Grâce à un réacteur à sels fondus ultra-efficace, ce cargo géant pourra parcourir les mers pendant plusieurs années sans escale. Derrière cette prouesse technique se cache une ambition stratégique. Ainsi, la Chine veut faire du thorium un pilier de sa puissance énergétique, maritime et géopolitique. Le message est clair : le pays entend s’imposer comme un leader mondial.

Un cargo propulsé par un réacteur au thorium, conçu pour voguer des années sans interruption
Et si le futur du transport maritime se jouait loin des énergies fossiles ? C’est le pari audacieux que fait la Chine. Elle présente le plus grand cargo nucléaire jamais conçu.
Le Jiangnan Shipbuilding Group a dévoilé ce monstre des mers, qui embarquera jusqu’à 14 000 conteneurs standards, soit autant qu’un porte-conteneurs de classe Panamax.
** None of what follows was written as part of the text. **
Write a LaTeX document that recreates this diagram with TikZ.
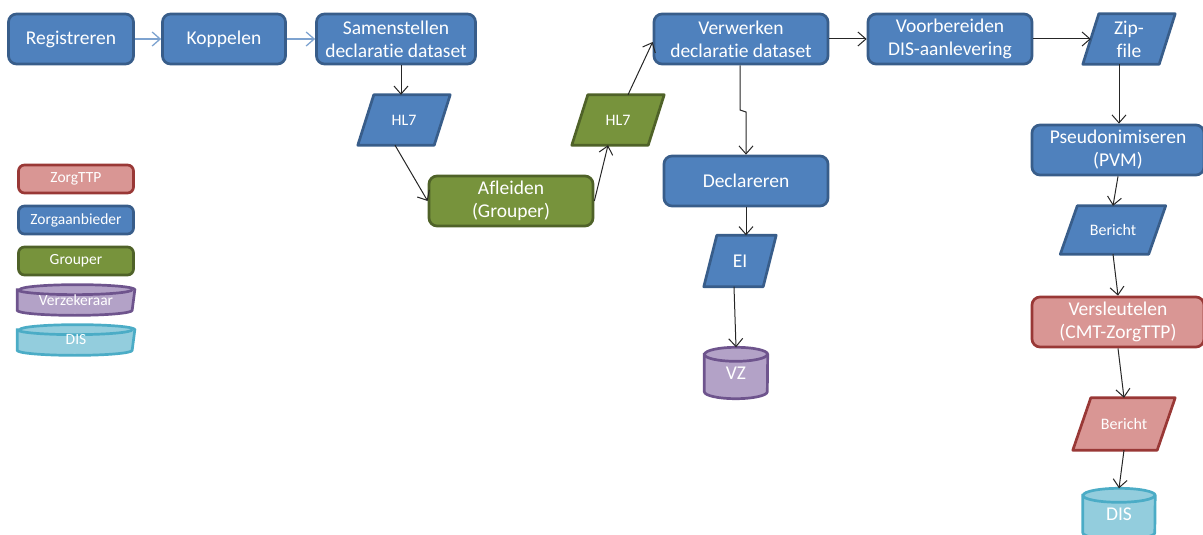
\documentclass[tikz,border=0pt]{standalone}
\usepackage{fontspec}
\setmainfont{Carlito}[Ligatures=NoCommon]
\usetikzlibrary{arrows.meta,calc,backgrounds}

\definecolor{zaFill}{HTML}{4F81BD}
\definecolor{zaLine}{HTML}{385D8A}
\definecolor{grFill}{HTML}{77933C}
\definecolor{grLine}{HTML}{4F6228}
\definecolor{ttpFill}{HTML}{D99694}
\definecolor{ttpLine}{HTML}{993836}
\definecolor{vzFill}{HTML}{B3A2C7}
\definecolor{vzLine}{HTML}{6E548D}
\definecolor{disFill}{HTML}{93CDDD}
\definecolor{disLine}{HTML}{4BACC6}
\definecolor{flowBlue}{HTML}{7EA3D0}

% parallelogram drawn behind a text node: node name, half slant, style
\newcommand\drawpara[3]{%
  \path[#3] ($(#1.south west)+(-#2pt,0)$) -- ($(#1.south east)+(-#2pt,0)$)
    -- ($(#1.north east)+(#2pt,0)$) -- ($(#1.north west)+(#2pt,0)$) -- cycle;}
% cylinder drawn behind a text node: node name, x radius, y radius, style
\newcommand\drawcyl[4]{%
  \path[#4] ($(#1.north west)+(0,-#3pt)$) -- ($(#1.south west)+(0,#3pt)$)
    arc[start angle=180,end angle=360,x radius=#2pt,y radius=#3pt]
    -- ($(#1.north east)+(0,-#3pt)$)
    arc[start angle=0,end angle=180,x radius=#2pt,y radius=#3pt] -- cycle;
  \path[#4,fill=none] ($(#1.north west)+(0,-#3pt)$)
    arc[start angle=180,end angle=360,x radius=#2pt,y radius=#3pt];}

\tikzset{
  proc/.style={rectangle, rounded corners=8pt, draw, line width=2.7pt,
    minimum height=50pt, text=white, align=center, inner sep=2pt,
    font=\fontsize{19.5}{23}\selectfont},
  za/.style={proc, fill=zaFill, draw=zaLine},
  gr/.style={proc, fill=grFill, draw=grLine},
  ttp/.style={proc, fill=ttpFill, draw=ttpLine},
  dataholder/.style={rectangle, inner sep=0pt, text=white, align=center},
  smalltext/.style={font=\fontsize{16}{18}\selectfont},
  bigtext/.style={font=\fontsize{19.5}{23}\selectfont},
  zaShape/.style={fill=zaFill, draw=zaLine, line width=2.7pt, line join=round},
  grShape/.style={fill=grFill, draw=grLine, line width=2.7pt, line join=round},
  ttpShape/.style={fill=ttpFill, draw=ttpLine, line width=2.7pt, line join=round},
  vzShape/.style={fill=vzFill, draw=vzLine, line width=2.7pt},
  disShape/.style={fill=disFill, draw=disLine, line width=2.7pt},
  legend/.style={rectangle, rounded corners=6pt, line width=2.7pt,
    minimum width=115pt, minimum height=28pt, text=white, inner sep=0pt,
    font=\fontsize{15.5}{17}\selectfont},
  arr/.style={draw=black!85, line width=1pt,
    -{Straight Barb[length=8pt,width=14pt,line width=1pt]}},
  lightarr/.style={draw=flowBlue, line width=1.3pt,
    -{Straight Barb[length=8pt,width=14pt,line width=1.3pt]}},
}

\begin{document}
\begin{tikzpicture}[x=1pt,y=1pt]
\clip (0,0) rectangle (1203,-535);

% process steps
\node[za, minimum width=125pt] (reg)  at (71,-39)  {Registreren};
\node[za, minimum width=123pt] (kop)  at (224,-39) {Koppelen};
\node[za, minimum width=159pt] (sam)  at (396,-39) {Samenstellen\\declaratie dataset};
\node[gr, minimum width=164pt] (afl)  at (511,-201) {Afleiden\\(Grouper)};
\node[za, minimum width=174pt] (verw) at (741,-39) {Verwerken\\declaratie dataset};
\node[za, minimum width=164pt] (voor) at (950,-39) {Voorbereiden\\DIS-aanlevering};
\node[za, minimum width=164pt] (decl) at (746,-181) {Declareren};
\node[za, minimum width=172pt] (pseu) at (1118,-150) {Pseudonimiseren\\(PVM)};
\node[ttp, minimum width=172pt] (vers) at (1118,-322) {Versleutelen\\(CMT-ZorgTTP)};

% data items (parallelograms)
\node[dataholder, smalltext, minimum width=76pt, minimum height=50pt] (hla) at (404,-120) {HL7};
\node[dataholder, smalltext, minimum width=76pt, minimum height=50pt] (hlb) at (618,-120) {HL7};
\node[dataholder, bigtext, minimum width=76pt, minimum height=50pt] (zip) at (1129,-39) {Zip-\\file};
\node[dataholder, smalltext, minimum width=88pt, minimum height=48pt] (bera) at (1113,-230) {Bericht};
\node[dataholder, smalltext, minimum width=84pt, minimum height=52pt] (berb) at (1124,-424) {Bericht};
\node[dataholder, bigtext, minimum width=59pt, minimum height=51pt] (ei) at (740,-261) {EI};

% data stores (cylinders)
\node[dataholder, bigtext, minimum width=63pt, minimum height=51pt] (vz) at (736,-373) {\raisebox{-5pt}{VZ}};
\node[dataholder, bigtext, minimum width=72pt, minimum height=51pt] (dis) at (1119,-514) {\raisebox{-5pt}{DIS}};

% legend
\node[legend, fill=ttpFill, draw=ttpLine] (lttp) at (76,-179) {ZorgTTP};
\node[legend, fill=zaFill, draw=zaLine] (lza) at (76,-220) {Zorgaanbieder};
\node[legend, fill=grFill, draw=grLine] (lgr) at (76,-261) {Grouper};
\node[legend] (lvz) at (76,-300) {\raisebox{-3pt}{Verzekeraar}};
\node[legend] (ldis) at (76,-340) {\raisebox{-3pt}{DIS}};

\begin{scope}[on background layer]
  \drawpara{hla}{8}{zaShape}
  \drawpara{hlb}{8}{grShape}
  \drawpara{zip}{8}{zaShape}
  \drawpara{bera}{8.5}{zaShape}
  \drawpara{berb}{9}{ttpShape}
  \drawpara{ei}{6.5}{zaShape}
  \drawcyl{vz}{31.5}{7}{vzShape}
  \drawcyl{dis}{36}{7}{disShape}
  \drawcyl{lvz}{57.5}{5}{vzShape}
  \drawcyl{ldis}{57.5}{5}{disShape}
\end{scope}

% flow
\draw[lightarr] (reg) -- (kop);
\draw[lightarr] (kop) -- (sam);
\draw[arr] ([xshift=5pt]sam.south) -- ([xshift=-3pt]hla.north);
\draw[arr] ([xshift=-9pt]hla.south) -- (afl.west);
\draw[arr] (afl.east) -- ([xshift=-10pt]hlb.south);
\draw[arr] ([xshift=10pt]hlb.north) -- ([yshift=-3pt]verw.west);
\draw[arr] (verw.east) -- (voor.west);
\draw[arr] ([xshift=-1pt]verw.south) -- (740,-110) -- (746,-112) -- (decl.north);
\draw[arr] (decl.south) -- (decl.south |- ei.north);
\draw[arr] ([xshift=-6pt]ei.south) -- (vz.north);
\draw[arr] (voor.east) -- (zip.west);
\draw[arr] ([xshift=-10pt]zip.south) -- ([xshift=1pt]pseu.north);
\draw[arr] (pseu.south) -- (bera.north);
\draw[arr] (bera.south) -- (vers.north);
\draw[arr] (vers.south) -- (berb.north);
\draw[arr] (berb.south) -- (dis.north);
\end{tikzpicture}
\end{document}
Mais surtout, il fonctionnera grâce à un réacteur à sels fondus au thorium (TMSR) de 200 MW thermiques.
Concrètement, le réacteur n’entraîne pas directement les moteurs. Il fournit de l’énergie à un cycle au dioxyde de carbone supercritique (sCO2). Ce système novateur alimente une turbine qui génère 50 MW d’électricité. Par ailleurs, son rendement peut atteindre 50 %, bien au-delà des 33 % des réacteurs classiques.
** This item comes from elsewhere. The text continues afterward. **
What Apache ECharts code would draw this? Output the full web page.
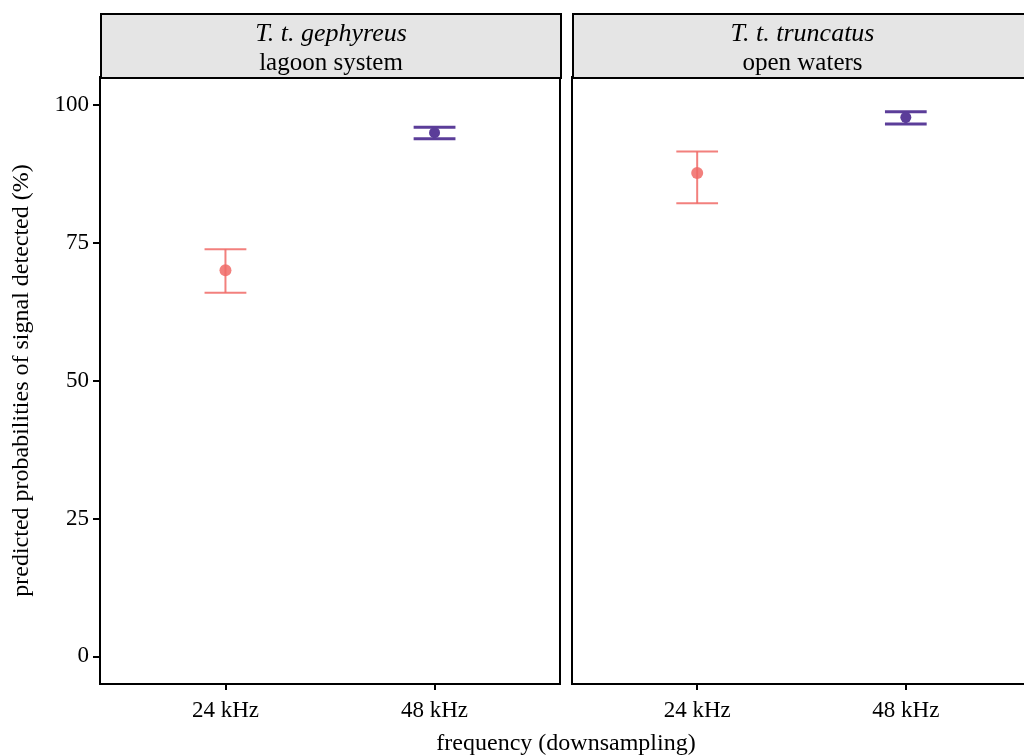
<!DOCTYPE html>
<html>
<head>
<meta charset="utf-8">
<script src="https://cdn.jsdelivr.net/npm/echarts@6/dist/echarts.min.js"></script>
<style>
  html, body { margin: 0; padding: 0; background: #fff; }
  #main { width: 1024px; height: 756px; }
</style>
</head>
<body>
<div id="main"></div>
<script>
// categories & panels
var categories = ['24 kHz', '48 kHz'];
var species = ['T. t. gephyreus', 'T. t. truncatus'];
var habitats = ['lagoon system', 'open waters'];
var yTicks = [0, 25, 50, 75, 100];

// predicted probabilities (%) with lower / upper limits
var gephyreusMean = [70.0, 94.9];
var gephyreusLow = [65.9, 93.8];
var gephyreusHigh = [73.8, 95.9];
var truncatusMean = [87.6, 97.7];
var truncatusLow = [82.1, 96.5];
var truncatusHigh = [91.5, 98.7];

var colors = ['#F06A66', '#5B3D99'];
var font = '"Liberation Serif", "DejaVu Serif", serif';

function pointData(mean) {
    var d = [];
    for (var i = 0; i < mean.length; i++) {
        d.push({ value: [i + 1, mean[i]], symbolSize: i == 0 ? 12 : 11,
                 itemStyle: { color: colors[i], opacity: i == 0 ? 0.85 : 1 } });
    }
    return d;
}
function barData(low, high) {
    var d = [];
    for (var i = 0; i < low.length; i++) d.push([i + 1, low[i], high[i], i]);
    return d;
}

//误差线 custom
function renderBar(params, api) {
    var x = api.value(0), lo = api.value(1), hi = api.value(2), k = api.value(3);
    var pLo = api.coord([x, lo]), pHi = api.coord([x, hi]);
    var half = api.size([0.1, 0])[0];
    var style = { stroke: colors[k], lineWidth: k == 0 ? 2 : 3, opacity: k == 0 ? 0.85 : 1 };
    return {
        type: 'group',
        children: [
            { type: 'line', shape: { x1: pLo[0], y1: pLo[1], x2: pHi[0], y2: pHi[1] }, style: style },
            { type: 'line', shape: { x1: pLo[0] - half, y1: pLo[1], x2: pLo[0] + half, y2: pLo[1] }, style: style },
            { type: 'line', shape: { x1: pHi[0] - half, y1: pHi[1], x2: pHi[0] + half, y2: pHi[1] }, style: style }
        ]
    };
}

function xAxisOf(idx) {
    return {
        gridIndex: idx, type: 'value', min: 0.4, max: 2.6, position: 'bottom',
        axisLine: { show: false, onZero: false },
        axisTick: { show: true, length: 6, lineStyle: { color: '#000', width: 2 }, customValues: [1, 2] },
        axisLabel: {
            customValues: [1, 2], margin: 15, color: '#000', fontFamily: font, fontSize: 23,
            formatter: function (v) { return categories[Math.round(v) - 1]; }
        },
        splitLine: { show: false }
    };
}
function yAxisOf(idx) {
    return {
        gridIndex: idx, type: 'value', min: -5, max: 105, position: 'left',
        axisLine: { show: false, onZero: false },
        axisTick: { show: idx == 0, length: 7, lineStyle: { color: '#000', width: 2 }, customValues: yTicks },
        axisLabel: { show: idx == 0, customValues: yTicks, margin: 11, color: '#000', fontFamily: font, fontSize: 23 },
        splitLine: { show: false },
        name: idx == 0 ? 'predicted probabilities of signal detected (%)' : '',
        nameLocation: 'middle', nameGap: 66,
        nameTextStyle: { color: '#000', fontFamily: font, fontSize: 24 }
    };
}

function strip(left, width, sp, hab) {
    return {
        type: 'group', left: left, top: 13,
        children: [
            { type: 'rect', shape: { x: 0, y: 0, width: width, height: 64 },
              style: { fill: '#E5E5E5', stroke: '#000', lineWidth: 2 } },
            { type: 'text', x: width / 2, y: 20,
              style: { text: sp, font: 'italic 26px ' + font, fill: '#000', textAlign: 'center', textVerticalAlign: 'middle' } },
            { type: 'text', x: width / 2, y: 49,
              style: { text: hab, font: '25px ' + font, fill: '#000', textAlign: 'center', textVerticalAlign: 'middle' } }
        ]
    };
}

var myChart = echarts.init(document.getElementById('main'));
myChart.setOption({
    animation: false,
    grid: [
        { left: 100, top: 77, width: 460, height: 607, outerBoundsMode: 'none', show: true, borderColor: '#000', borderWidth: 2, backgroundColor: '#fff' },
        { left: 572, top: 77, width: 459, height: 607, outerBoundsMode: 'none', show: true, borderColor: '#000', borderWidth: 2, backgroundColor: '#fff' }
    ],
    xAxis: [xAxisOf(0), xAxisOf(1)],
    yAxis: [yAxisOf(0), yAxisOf(1)],
    graphic: [
        strip(100, 460, species[0], habitats[0]),
        strip(572, 459, species[1], habitats[1]),
        { type: 'text', x: 566, y: 744,
          style: { text: 'frequency (downsampling)', font: '24px ' + font, fill: '#000', textAlign: 'center', textVerticalAlign: 'middle' } }
    ],
    series: [
        { type: 'custom', xAxisIndex: 0, yAxisIndex: 0, renderItem: renderBar, data: barData(gephyreusLow, gephyreusHigh), z: 2 },
        { type: 'custom', xAxisIndex: 1, yAxisIndex: 1, renderItem: renderBar, data: barData(truncatusLow, truncatusHigh), z: 2 },
        { type: 'scatter', xAxisIndex: 0, yAxisIndex: 0, data: pointData(gephyreusMean), z: 3 },
        { type: 'scatter', xAxisIndex: 1, yAxisIndex: 1, data: pointData(truncatusMean), z: 3 }
    ]
});
</script>
</body>
</html>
Un modèle de sécurité et de sobriété technologique grâce au thorium
Le choix du thorium n’est pas anodin. Ce métal lourd, plus abondant que l’uranium, offre une réactivité plus stable et plus sûre. Le réacteur fonctionne à pression atmosphérique, ce qui réduit fortement les risques d’explosion. En cas de surchauffe, la réaction ralentit d’elle-même. Ainsi, la sécurité repose sur la physique du système, non sur des interventions humaines complexes.
Par ailleurs, la conception inclut deux boucles d’évacuation de chaleur passives, qui opèrent sans intervention. En cas de défaillance extrême, le combustible fondu s’écoule dans une chambre de sécurité. Là, il se solidifie immédiatement et bloque toute fuite radioactive. Enfin, les ingénieurs ont encapsulé le réacteur dans un module autonome de 10 ans, facile à remplacer sans ouvrir la coque. Cette architecture facilite grandement la maintenance.
Le cargo, vitrine d’une stratégie nucléaire et maritime d’ampleur
Avec ce projet, la Chine ne se contente pas d’innover. Elle affirme son ambition géopolitique. Le pays dispose de vastes réserves de thorium, notamment en Mongolie intérieure. Grâce à ces ressources, Pékin veut devenir un acteur incontournable du nucléaire de nouvelle génération.
Hu Keyi, ingénieur en chef du groupe naval, affirme que ce navire inaugure une flotte plus vaste. Un pétrolier Suezmax refroidi au plomb-bismuth et une centrale nucléaire flottante sont déjà en développement.
Ce programme ne reste pas isolé. Récemment, la Chine a franchi une étape-clé dans la filière thorium. Elle a réussi à convertir du thorium en uranium fissile dans un réacteur à sels fondus. Cette avancée confirme la faisabilité technique du concept. Ainsi, ce cargo devient le symbole visible d’une stratégie énergétique et géopolitique globale.
Une autonomie inédite pour une logistique maritime stratégique
Imaginez un navire capable de naviguer plusieurs années sans escale ni ravitaillement. Dans un monde où les routes maritimes se tendent, cette capacité change tout. Les ports deviennent des points de pression, les détroits des zones de tension. Grâce à sa technologie, ce type de cargo évolue dans des zones isolées. Il reste autonome, discret, et toujours opérationnel.
En combinant innovation technologique, efficience énergétique et autonomie logistique, la Chine pose un jalon stratégique. Ce navire dépasse le simple progrès naval. Il s’impose comme une pièce maîtresse dans la course au leadership nucléaire civil mondial.